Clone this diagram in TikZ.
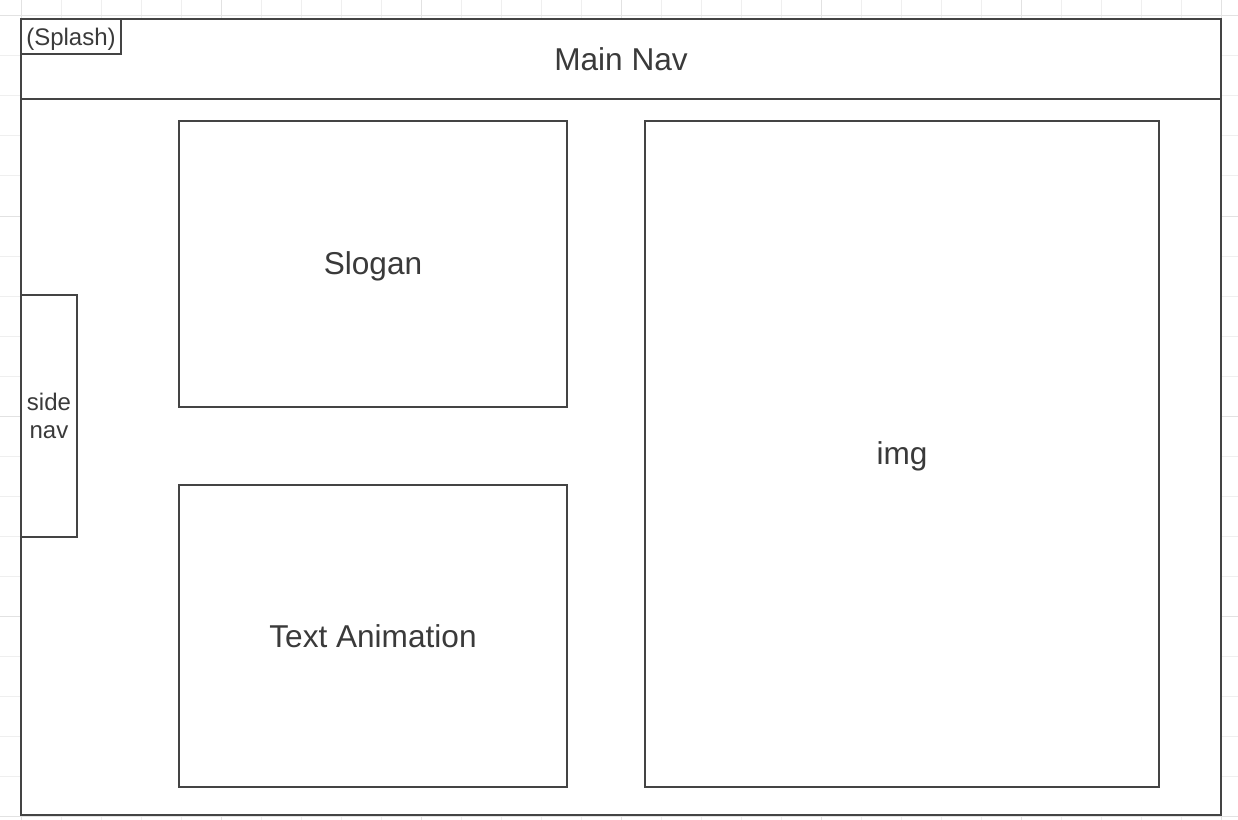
\documentclass[tikz,border=0pt]{standalone}
\usepackage{fontspec}
\setmainfont{Liberation Sans}
\definecolor{gridminor}{HTML}{EFEFEF}
\definecolor{gridmajor}{HTML}{E2E2E2}
\definecolor{edge}{HTML}{444444}
\definecolor{txt}{HTML}{3A3A3A}
\tikzset{
  box/.style={draw=edge, line width=1.5pt, fill=white, inner sep=0pt, text=txt, font=\fontsize{23.7}{27}\selectfont},
  smallbox/.style={box, font=\fontsize{18}{21}\selectfont, align=center},
}
\newcommand{\dn}[2]{\raisebox{-#1}[\height][\depth]{#2}}
\begin{document}
\begin{tikzpicture}[x=0.75pt, y=-0.75pt]
\useasboundingbox (0,0) rectangle (1238,820);
\fill[white] (0,0) rectangle (1238,820);
% grid
\foreach \x in {21,61,...,1221} \draw[gridminor, line width=0.75pt] (\x,0) -- (\x,820);
\foreach \y in {16,56,...,816} \draw[gridminor, line width=0.75pt] (0,\y) -- (1238,\y);
\foreach \x in {21,221,...,1221} \draw[gridmajor, line width=0.75pt] (\x,0) -- (\x,820);
\foreach \y in {16,216,...,816} \draw[gridmajor, line width=0.75pt] (0,\y) -- (1238,\y);
% frame
\node[box, minimum width=900pt, minimum height=597pt] (frame) at (621,417) {};
\node[box, minimum width=900pt, minimum height=60pt] (nav) at (621,59) {Main Nav};
\node[smallbox, minimum width=75pt, minimum height=26.25pt] (splash) at (71,36.5) {\dn{2.25pt}{(Splash)}};
\node[smallbox, minimum width=42pt, minimum height=181.5pt] (side) at (49,416) {side\\nav};
\node[box, minimum width=291pt, minimum height=214.5pt] (slogan) at (373,264) {\dn{1.5pt}{Slogan}};
\node[box, minimum width=291pt, minimum height=226.5pt] (anim) at (373,636) {Text Animation};
\node[box, minimum width=385.5pt, minimum height=499.5pt] (img) at (902,454) {\dn{1.5pt}{img}};
\end{tikzpicture}
\end{document}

◆ ◆ ◆

Set task:
Leave out the pictures and print every line of the data exactly.

Output of the task:
Clone this diagram in TikZ.
\documentclass[tikz,border=0pt]{standalone}
\usepackage{fontspec}
\setmainfont{Liberation Sans}
\definecolor{gridminor}{HTML}{EFEFEF}
\definecolor{gridmajor}{HTML}{E2E2E2}
\definecolor{edge}{HTML}{444444}
\definecolor{txt}{HTML}{3A3A3A}
\tikzset{
  box/.style={draw=edge, line width=1.5pt, fill=white, inner sep=0pt, text=txt, font=\fontsize{23.7}{27}\selectfont},
  smallbox/.style={box, font=\fontsize{18}{21}\selectfont, align=center},
}
\newcommand{\dn}[2]{\raisebox{-#1}[\height][\depth]{#2}}
\begin{document}
\begin{tikzpicture}[x=0.75pt, y=-0.75pt]
\useasboundingbox (0,0) rectangle (1238,820);
\fill[white] (0,0) rectangle (1238,820);
% grid
\foreach \x in {21,61,...,1221} \draw[gridminor, line width=0.75pt] (\x,0) -- (\x,820);
\foreach \y in {16,56,...,816} \draw[gridminor, line width=0.75pt] (0,\y) -- (1238,\y);
\foreach \x in {21,221,...,1221} \draw[gridmajor, line width=0.75pt] (\x,0) -- (\x,820);
\foreach \y in {16,216,...,816} \draw[gridmajor, line width=0.75pt] (0,\y) -- (1238,\y);
% frame
\node[box, minimum width=900pt, minimum height=597pt] (frame) at (621,417) {};
\node[box, minimum width=900pt, minimum height=60pt] (nav) at (621,59) {Main Nav};
\node[smallbox, minimum width=75pt, minimum height=26.25pt] (splash) at (71,36.5) {\dn{2.25pt}{(Splash)}};
\node[smallbox, minimum width=42pt, minimum height=181.5pt] (side) at (49,416) {side\\nav};
\node[box, minimum width=291pt, minimum height=214.5pt] (slogan) at (373,264) {\dn{1.5pt}{Slogan}};
\node[box, minimum width=291pt, minimum height=226.5pt] (anim) at (373,636) {Text Animation};
\node[box, minimum width=385.5pt, minimum height=499.5pt] (img) at (902,454) {\dn{1.5pt}{img}};
\end{tikzpicture}
\end{document}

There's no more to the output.